Cleo is an example of a new generation of AI 'bots' starting to play an ever-increasing role in our daily lives as we progress further into the tech driven 21st Century. Although AI may seem a fairly new phenomenon, it has in fact been around for years, and it all began in the 60s with ELIZA.
ELIZA was the first 'chat bot' created by Joseph Weizenbaum in 1964, built to help conduct initial psychiatric interviews with patients. The ‘bot’ required a lot of manual work and Weizenbaum programmed ELIZA by running keywords with rules that gave a diagnostic output. However, the programme was stopped after two short years - users were getting confused; forgetting they were talking to a computer.
The First Robotic Chess Computer
In the early 1990s the first robotic chess computer was built, and even though it was another 6 years before it beat a human opposition, it was still a major achievement in the world of AI. After ongoing improvements that enabled the machine to calculate over 10,000 moves in under a second, the first robot to beat a top human chess player was 'Deep Blue'. The robot won in a match against world champion Garry Kasparov in 1996. Despite causing a dent in Kasparov’s pride, this momentous robotic win represented big steps for AI.
Autonomous cars are another great example of new robotic technology that isn’t quite as new as it seems.

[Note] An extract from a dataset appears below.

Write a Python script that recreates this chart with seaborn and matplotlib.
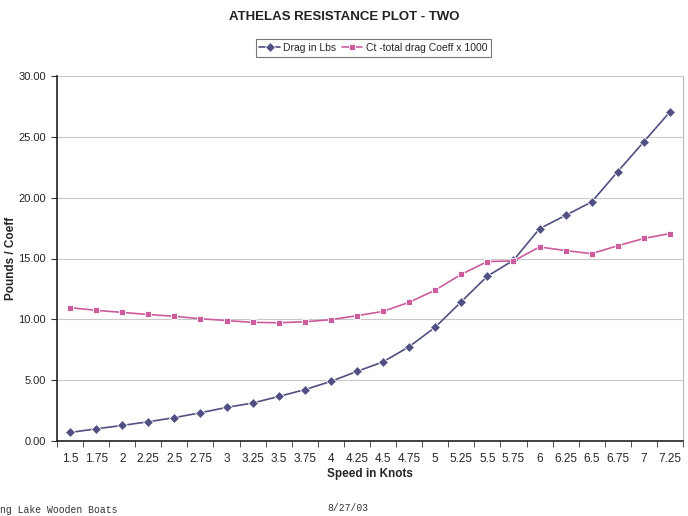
import seaborn as sns
import matplotlib.pyplot as plt
import pandas as pd
from matplotlib.ticker import FixedLocator

speeds = ["1.5", "1.75", "2", "2.25", "2.5", "2.75", "3", "3.25", "3.5", "3.75",
          "4", "4.25", "4.5", "4.75", "5", "5.25", "5.5", "5.75", "6", "6.25",
          "6.5", "6.75", "7", "7.25"]
drag_lbs = [0.7, 1.0, 1.28, 1.58, 1.92, 2.32, 2.76, 3.12, 3.66, 4.22,
            4.9, 5.72, 6.5, 7.75, 9.35, 11.45, 13.55, 14.85, 17.45, 18.55,
            19.65, 22.15, 24.6, 27.05]
ct_coeff = [10.96, 10.74, 10.57, 10.4, 10.25, 10.05, 9.9, 9.75, 9.72, 9.8,
            9.97, 10.3, 10.65, 11.4, 12.4, 13.7, 14.75, 14.8, 15.95, 15.65,
            15.4, 16.05, 16.65, 17.05]
y_ticks = [0, 5, 10, 15, 20, 25, 30]

df = pd.DataFrame({"speed": speeds * 2,
                   "value": drag_lbs + ct_coeff,
                   "series": ["Drag in Lbs"] * len(speeds) + ["Ct -total drag Coeff x 1000"] * len(speeds)})

sns.set_style("white")
plt.rcParams["font.family"] = ["Liberation Sans", "DejaVu Sans"]

fig = plt.figure(figsize=(6.88, 5.16), dpi=100)
ax = fig.add_axes([57 / 688, 1 - 441 / 516, (683 - 57) / 688, (441 - 76) / 516])

colors = {"Drag in Lbs": "#4f4f82", "Ct -total drag Coeff x 1000": "#cc5c9c"}
sns.lineplot(data=df, x="speed", y="value", hue="series", style="series",
             markers={"Drag in Lbs": "D", "Ct -total drag Coeff x 1000": "s"},
             dashes=False, palette=colors, markersize=5, linewidth=1.2,
             markeredgewidth=0.6, sort=False, ax=ax)

# Excel style category axis
n = len(speeds)
ax.set_xlim(-0.5, n - 0.5)
ax.set_xticks(range(n))
ax.set_xticklabels(speeds, fontsize=8.5)
ax.xaxis.set_minor_locator(FixedLocator([i - 0.5 for i in range(n + 1)]))
ax.tick_params(axis="x", which="major", length=0, pad=9)
ax.tick_params(axis="x", which="minor", length=4, direction="out", color="#333333", bottom=True)

ax.set_ylim(0, 30)
ax.set_yticks(y_ticks)
ax.set_yticklabels([f"{v:.2f}" for v in y_ticks], fontsize=8)
ax.tick_params(axis="y", length=4, direction="out", color="#333333", left=True, pad=4)
ax.grid(axis="y", color="#c8c8c8", linewidth=0.8)

for side in ["left", "bottom"]:
    ax.spines[side].set_color("#222222")
    ax.spines[side].set_linewidth(1.2)
ax.spines["right"].set_color("#bbbbbb")
ax.spines["top"].set_visible(False)

ax.set_xlabel("Speed in Knots", fontsize=8.5, fontweight="bold", labelpad=2)
ax.set_ylabel("Pounds / Coeff", fontsize=8.5, fontweight="bold")
ax.yaxis.set_label_coords(-40 / 626, 0.5)

leg = ax.legend(loc="upper center", bbox_to_anchor=(0.505, 1.115), ncol=2, fontsize=7.5,
                frameon=True, fancybox=False, edgecolor="#555555", handlelength=2.0,
                columnspacing=0.5, handletextpad=0.3, borderpad=0.35)
leg.get_frame().set_linewidth(0.8)

fig.text(0.5, 1 - 17 / 516, "ATHELAS RESISTANCE PLOT - TWO", ha="center", va="center",
         fontsize=9.5, fontweight="bold", color="#222222")
fig.text(0.0, 1 - 510 / 516, "ng Lake Wooden Boats", ha="left", va="center",
         fontsize=7, family="Liberation Mono", color="#333333")
fig.text(327 / 688, 1 - 508 / 516, "8/27/03", ha="left", va="center",
         fontsize=7, family="Liberation Mono", color="#333333")

fig.savefig("out.png", dpi=100)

It’s a large misconception that self-driving cars are a new phenomenon which have only broken the surface in recent years. In fact, VaMoRs was the first technology to initiate autonomous vehicles all the way back in 1987. VaMoRs did this by setting cameras and micro processing modules in an old Sedan to detect objects in the road. The system was successful up to 60 mph along Germany's Autobahn highway. Despite still having a long way to go, Apple and Google, along with a few other large car companies, are working on autonomous technology advancement. Experts predict the first commercial autonomous vehicle to be available to the public by as soon as 2020.

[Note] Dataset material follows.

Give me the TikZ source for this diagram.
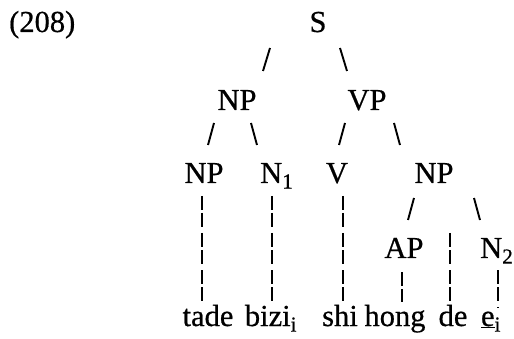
\documentclass[tikz,border=0pt]{standalone}
\usepackage{fontspec}
\setmainfont{Liberation Serif}[FakeBold=0.6]
\usetikzlibrary{calc}
\begin{document}
\begin{tikzpicture}[x=1pt,y=-1pt,
  every node/.style={inner sep=0pt, font=\fontsize{30.5}{36}\selectfont},
  lab/.style={anchor=base},
  labw/.style={anchor=base west},
  branch/.style={line width=1.9pt},
  stem/.style={line width=1.9pt, dash pattern=on 14pt off 3pt on 14pt off 6pt}]
\useasboundingbox (0,0) rectangle (514,339);

% example number
\node[labw] (ex) at (9,32) {(208)};

% tree labels
\node[lab]  (S)   at (318,32)  {S};
\node[lab]  (NPs) at (237,110) {NP};
\node[lab]  (VP)  at (367,110) {VP};
\node[lab]  (NPp) at (204,183) {NP};
\node[labw] (N1)  at (260,183) {N\textsubscript{1}};
\node[lab]  (V)   at (337,183) {V};
\node[lab]  (NPo) at (434,183) {NP};
\node[lab]  (AP)  at (404,258) {AP};
\node[labw] (N2)  at (480,258) {N\textsubscript{2}};

% terminal string
\node[lab] (w1) at (208,326) {tade};
\node[lab] (w2) at (271,326) {bizi\textsubscript{i}};
\node[lab] (w3) at (340,326) {shi};
\node[lab] (w4) at (395,326) {hong};
\node[lab] (w5) at (453,326) {de};
\node[lab] (w6) at (491,326) {\underline{e}\textsubscript{i}};

% slanted branches
\draw[branch] ($(S.base)+(-48,16)$) -- ++(-7,23);
\draw[branch] ($(S.base)+(22,16)$) -- ++(7,23);
\draw[branch] ($(NPs.base)+(-23,13)$) -- ++(-6,22);
\draw[branch] ($(NPs.base)+(14,13)$) -- ++(6,22);
\draw[branch] ($(VP.base)+(-22,13)$) -- ++(-6,22);
\draw[branch] ($(VP.base)+(27,13)$) -- ++(6,22);
\draw[branch] ($(NPo.base)+(-20,15)$) -- ++(-6,22);
\draw[branch] ($(NPo.base)+(40,15)$) -- ++(6,22);

% tops of the vertical stems
\coordinate (sNPp) at ($(NPp.base)+(-2,13)$);
\coordinate (sN1)  at ($(N1.base west)+(12,13)$);
\coordinate (sV)   at ($(V.base)+(6,13)$);
\coordinate (sAP)  at ($(AP.base)+(-2,14)$);
\coordinate (sde)  at (450,233);
\coordinate (sN2)  at ($(N2.base west)+(18,12)$);

% vertical stems down to the words
\foreach \t/\w in {sNPp/w1, sN1/w2, sV/w3, sAP/w4, sde/w5, sN2/w6}
  \draw[stem] (\t) -- ([yshift=3pt]\t |- \w.north);
\end{tikzpicture}
\end{document}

It's been a slow burn for AI advancements, but we are now seeing AI technology progress at an accelerated rate. It is becoming a regular part of our day to day lives.

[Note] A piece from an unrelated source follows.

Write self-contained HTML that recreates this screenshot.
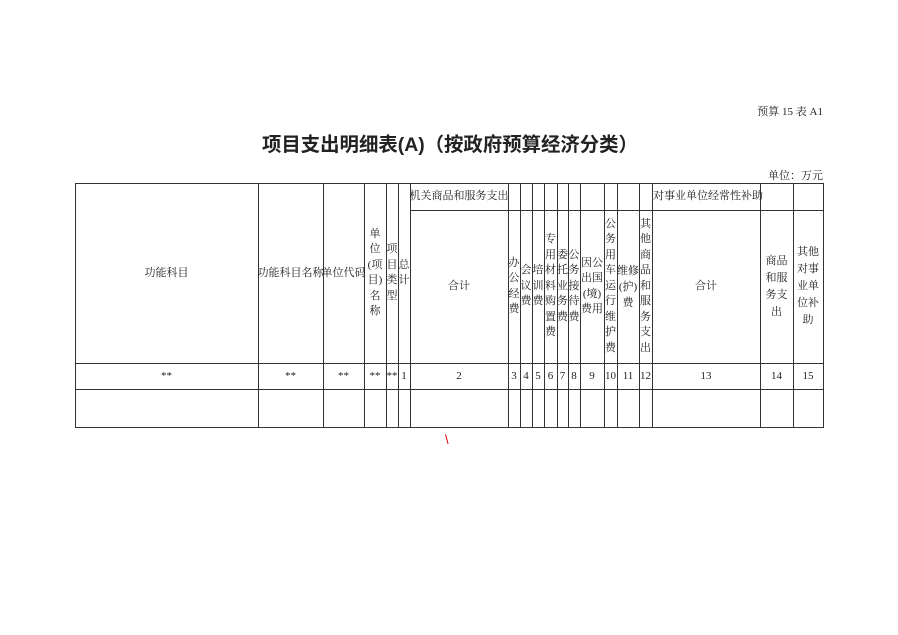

So, what about the future of AI?
Experts have predicted that within the next 20 years things such as Cyborgs (human ability enhancing mechanics), robotic crime prevention and virtual friends will all become a part of mainstream culture. AI is becoming intuitive, it’s learning from our interactions and will soon be able to tailor its responses individually and precisely. It is no longer a human programme, but an intuitive machine (do images of the Matrix start to spring to mind here?).
The next few years will be an exciting time for AI, we’re on the precipice of incredible self learning technology. Thoughts and emotions in machines are hard to imagine, but 50 years ago so were financial bots who help you to save money and send animations based on your current mood.
However, there are concerns regarding the future of AI. Will we take it too far? Will its effects on society eventually turn from positive to negative? Will our obsession with tech and the future, in time, come back to bite us? (Cue Black Mirror theme tune here). These are questions only time can answer.